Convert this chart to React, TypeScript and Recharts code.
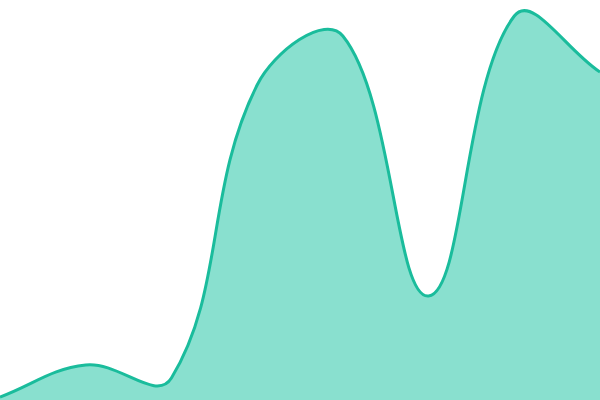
import React from 'react';
import { AreaChart, Area, XAxis, YAxis } from 'recharts';

const labels = ['A', 'B', 'C', 'D', 'E', 'F', 'G', 'H'];
const values = [3, 35, 22, 315, 364, 104, 384, 328];

const data = labels.map((name, i) => ({ name, value: values[i] }));

// spline with tension, control points scaled by distance to neighbours
const tensionCurve = (tension: number) => (context: any) => {
  let pts: [number, number][] = [];
  let line = NaN;

  const controls = (p0: number[], p1: number[], p2: number[]) => {
    const d01 = Math.hypot(p1[0] - p0[0], p1[1] - p0[1]);
    const d12 = Math.hypot(p2[0] - p1[0], p2[1] - p1[1]);
    const sum = d01 + d12 || 1;
    const fa = (tension * d01) / sum;
    const fb = (tension * d12) / sum;
    const dx = p2[0] - p0[0];
    const dy = p2[1] - p0[1];
    return {
      prev: [p1[0] - fa * dx, p1[1] - fa * dy],
      next: [p1[0] + fb * dx, p1[1] + fb * dy],
    };
  };

  return {
    areaStart() { line = 0; },
    areaEnd() { line = NaN; },
    lineStart() { pts = []; },
    lineEnd() {
      const n = pts.length;
      if (n > 0) {
        if (line) context.lineTo(pts[0][0], pts[0][1]);
        else context.moveTo(pts[0][0], pts[0][1]);
        const cps = pts.map((p, i) => controls(pts[i - 1] || p, p, pts[i + 1] || p));
        for (let i = 0; i < n - 1; i++) {
          const a = cps[i].next;
          const b = cps[i + 1].prev;
          context.bezierCurveTo(a[0], a[1], b[0], b[1], pts[i + 1][0], pts[i + 1][1]);
        }
      }
      if (line || (line !== 0 && n === 1)) context.closePath();
      line = 1 - line;
    },
    point(x: number, y: number) { pts.push([+x, +y]); },
  };
};

const curve = tensionCurve(0.4);

const App: React.FC = () => {
  return (
    <div style={{ position: 'fixed', top: 0, left: 0, width: 600, height: 400, background: '#fff' }}>
      <AreaChart width={600} height={400} data={data} margin={{ top: 0, right: 0, bottom: 0, left: 0 }}>
        <XAxis dataKey="name" hide />
        <YAxis hide domain={[0, 400]} />
        <Area
          type={curve as any}
          dataKey="value"
          stroke="#1abc9c"
          strokeWidth={3}
          fill="#89e0cf"
          fillOpacity={1}
          activeDot={false}
          isAnimationActive={false}
        />
      </AreaChart>
    </div>
  );
};

export default App;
+--
*Task prompt*
Write out exactly the opening lines of the data, stopping after the line that holds "const data = labels.map((name, i)". Exclude pictures.

*Expected output*
Convert this chart to React, TypeScript and Recharts code.
import React from 'react';
import { AreaChart, Area, XAxis, YAxis } from 'recharts';

const labels = ['A', 'B', 'C', 'D', 'E', 'F', 'G', 'H'];
const values = [3, 35, 22, 315, 364, 104, 384, 328];

const data = labels.map((name, i) => ({ name, value: values[i] }));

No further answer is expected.